Welcome to the forum @it176131! :waving_hand:

Where do I find current source code for a Prodigy recipe seeing that the public repo is not actively maintained?

You're absolutely right, and we appreciate you pointing it out. Our public recipes repo does lag behind our current releases, and that's something we need to improve. We're a small team stretched across core development and user support, so keeping the open source recipes repo perfectly in sync is challenging, which is why we really appreciate posts like this one.

In the meantime, the source code is the best place to look for the current implementation—and this is actually why we removed Cython encryption from v1.16 onwards, to make the code more transparent and easier to debug and understand directly.

The source code for the ner.silver-to-gold recipe can be found in your Prodigy installation path and then recipes/ner.py. If you need to double check where Prodigy is installed on your machine, you can run prodigy stats which prints it to stdout under Location keyword.

How do I get the metadata in my “silver” data to show up in the ner.silver-to-gold UI?

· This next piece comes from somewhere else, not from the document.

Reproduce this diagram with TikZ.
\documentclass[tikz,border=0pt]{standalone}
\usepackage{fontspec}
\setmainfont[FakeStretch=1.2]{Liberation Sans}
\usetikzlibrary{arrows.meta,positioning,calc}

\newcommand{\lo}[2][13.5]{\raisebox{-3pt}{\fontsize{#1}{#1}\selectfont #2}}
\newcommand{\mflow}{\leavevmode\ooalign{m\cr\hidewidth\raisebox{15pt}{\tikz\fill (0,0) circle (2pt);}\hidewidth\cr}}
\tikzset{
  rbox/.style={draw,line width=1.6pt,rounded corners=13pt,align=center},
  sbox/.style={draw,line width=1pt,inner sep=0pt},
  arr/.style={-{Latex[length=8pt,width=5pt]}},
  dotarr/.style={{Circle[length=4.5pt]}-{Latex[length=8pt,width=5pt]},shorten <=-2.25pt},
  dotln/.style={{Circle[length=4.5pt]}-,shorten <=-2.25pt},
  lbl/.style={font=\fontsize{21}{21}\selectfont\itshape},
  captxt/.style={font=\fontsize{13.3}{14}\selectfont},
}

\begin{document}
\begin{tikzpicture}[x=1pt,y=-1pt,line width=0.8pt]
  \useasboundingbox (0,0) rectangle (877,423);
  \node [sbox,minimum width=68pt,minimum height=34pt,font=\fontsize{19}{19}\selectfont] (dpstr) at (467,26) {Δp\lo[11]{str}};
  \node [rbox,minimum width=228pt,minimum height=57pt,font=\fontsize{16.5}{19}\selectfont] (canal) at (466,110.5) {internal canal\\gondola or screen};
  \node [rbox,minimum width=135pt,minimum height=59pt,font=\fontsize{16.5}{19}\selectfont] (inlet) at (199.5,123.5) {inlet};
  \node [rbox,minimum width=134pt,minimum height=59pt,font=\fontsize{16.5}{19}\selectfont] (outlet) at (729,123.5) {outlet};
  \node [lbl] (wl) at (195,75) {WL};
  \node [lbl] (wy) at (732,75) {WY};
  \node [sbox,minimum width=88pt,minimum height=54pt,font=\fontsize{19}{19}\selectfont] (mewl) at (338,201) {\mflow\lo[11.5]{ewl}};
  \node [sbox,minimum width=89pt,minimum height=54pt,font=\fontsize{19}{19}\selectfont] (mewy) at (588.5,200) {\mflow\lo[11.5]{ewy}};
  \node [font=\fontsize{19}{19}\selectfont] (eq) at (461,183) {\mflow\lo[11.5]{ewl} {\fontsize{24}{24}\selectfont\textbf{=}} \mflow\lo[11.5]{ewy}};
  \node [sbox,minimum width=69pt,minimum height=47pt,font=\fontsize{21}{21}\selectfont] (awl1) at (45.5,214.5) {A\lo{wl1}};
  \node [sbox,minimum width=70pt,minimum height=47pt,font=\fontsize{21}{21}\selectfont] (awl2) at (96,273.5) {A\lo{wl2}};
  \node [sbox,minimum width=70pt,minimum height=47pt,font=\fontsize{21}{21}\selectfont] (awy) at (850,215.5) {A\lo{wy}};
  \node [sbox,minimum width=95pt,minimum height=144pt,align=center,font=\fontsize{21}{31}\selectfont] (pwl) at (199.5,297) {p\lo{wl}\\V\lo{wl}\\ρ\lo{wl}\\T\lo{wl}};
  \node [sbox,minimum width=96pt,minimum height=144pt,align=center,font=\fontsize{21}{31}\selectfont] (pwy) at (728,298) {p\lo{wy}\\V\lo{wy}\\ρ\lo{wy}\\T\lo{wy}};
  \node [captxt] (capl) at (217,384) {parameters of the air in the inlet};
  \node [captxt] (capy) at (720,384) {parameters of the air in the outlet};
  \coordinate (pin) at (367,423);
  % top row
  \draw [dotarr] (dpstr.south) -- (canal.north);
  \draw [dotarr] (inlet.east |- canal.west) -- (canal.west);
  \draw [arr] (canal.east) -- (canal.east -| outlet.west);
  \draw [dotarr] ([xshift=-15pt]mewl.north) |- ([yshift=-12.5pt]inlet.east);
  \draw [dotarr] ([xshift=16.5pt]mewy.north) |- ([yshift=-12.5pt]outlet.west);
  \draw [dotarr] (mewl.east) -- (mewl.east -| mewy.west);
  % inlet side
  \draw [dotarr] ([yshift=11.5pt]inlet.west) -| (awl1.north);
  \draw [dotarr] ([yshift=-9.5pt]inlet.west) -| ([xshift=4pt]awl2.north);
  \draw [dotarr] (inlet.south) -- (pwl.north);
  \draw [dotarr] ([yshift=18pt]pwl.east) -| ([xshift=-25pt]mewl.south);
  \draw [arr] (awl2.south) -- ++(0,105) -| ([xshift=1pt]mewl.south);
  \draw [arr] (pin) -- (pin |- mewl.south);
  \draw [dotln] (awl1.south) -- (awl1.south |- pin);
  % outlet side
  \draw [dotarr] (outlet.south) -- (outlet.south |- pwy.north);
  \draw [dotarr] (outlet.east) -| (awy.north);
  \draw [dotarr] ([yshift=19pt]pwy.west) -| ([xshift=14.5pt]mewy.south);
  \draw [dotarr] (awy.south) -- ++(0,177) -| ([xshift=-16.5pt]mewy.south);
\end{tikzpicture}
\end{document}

The recipe's main job is to take all the different "silver" annotations you've made for the same piece of text and merge them into one new, combined example. When it creates this new merged example, the code was designed to only build the most essential parts: the text and the new, merged spans. It doesn't have a built-in mechanism to know which of the potentially conflicting meta fields from your different silver annotations to keep, so it simply doesn't copy any of them over to the new example. It's really hard to know upfront what logic to apply.
That said, since you have access to the source code, you can definitely persist this information by modifying the function that builds the new example i.e. the make_best method called on line 390 of the recipe:

 stream = model.make_best(data)

This method is defined in models/ner.py. Here's an example modification that takes the meta from the first example in the group but you can of course customize it in case you need to merge the values of the meta field in a different way:

def make_best(self, examples: Iterable[TaskType]) -> Iterable[TaskType]:
        """Add spans to a dataset for the best predictions, using the model and
        previous annotation decisions.
        """
        log("MODEL: Get best predictions for examples")
        golds = merge_spans(examples)
        for batch in partition_all(32, golds):
            batch = list(batch)
            batch_texts = [eg["text"] for eg in batch]
            batch_annots = [eg["spans"] for eg in batch]
            beam = _BatchBeam(self.nlp, batch_texts, w=16, b=NER_DEFAULT_BEAM_DENSITY)
            for i, parse in enumerate(
                beam.predict_best(batch_annots, max_wrong=None, min_right=None)
            ):
              
                original_eg = batch[i]
                # copy the original example
                eg = copy.deepcopy(original_eg)
                # overwrite spans rather than create the example from scratch
                eg["spans"] = parse
                eg[BINARY_ATTR] = False
                eg = set_hashes(eg)
                yield eg

Alternatively, you can do something similar directly at the recipe level by storing meta values by input_hash and then readding them to the stream:

# Store meta information keyed by input hash, so we can add it back later
metas_by_hash = {}
for eg in data:
    if "meta" in eg and INPUT_HASH_ATTR in eg:
        metas_by_hash[eg[INPUT_HASH_ATTR]] = eg["meta"]

def add_meta_back(stream: StreamType) -> StreamType:
    for eg in stream:
        eg_copy = copy.deepcopy(eg)
        if INPUT_HASH_ATTR in eg_copy and eg_copy[INPUT_HASH_ATTR] in metas_by_hash:
            eg_copy["meta"] = metas_by_hash[eg_copy[INPUT_HASH_ATTR]]
        yield eg_copy

stream = Stream(GeneratorSource(iter(stream)), loader=load_noop, wrappers=[])
stream.apply(add_meta_back)
stream.apply(filter_stream)
1 Like

Thank you for the reply! I was looking at modifying the make_best function to keep the metadata, but I think your alternate approach may be less invasive.

For the metadata, is there a reason to keep the “score” key-value pair created by the ner.teach recipe?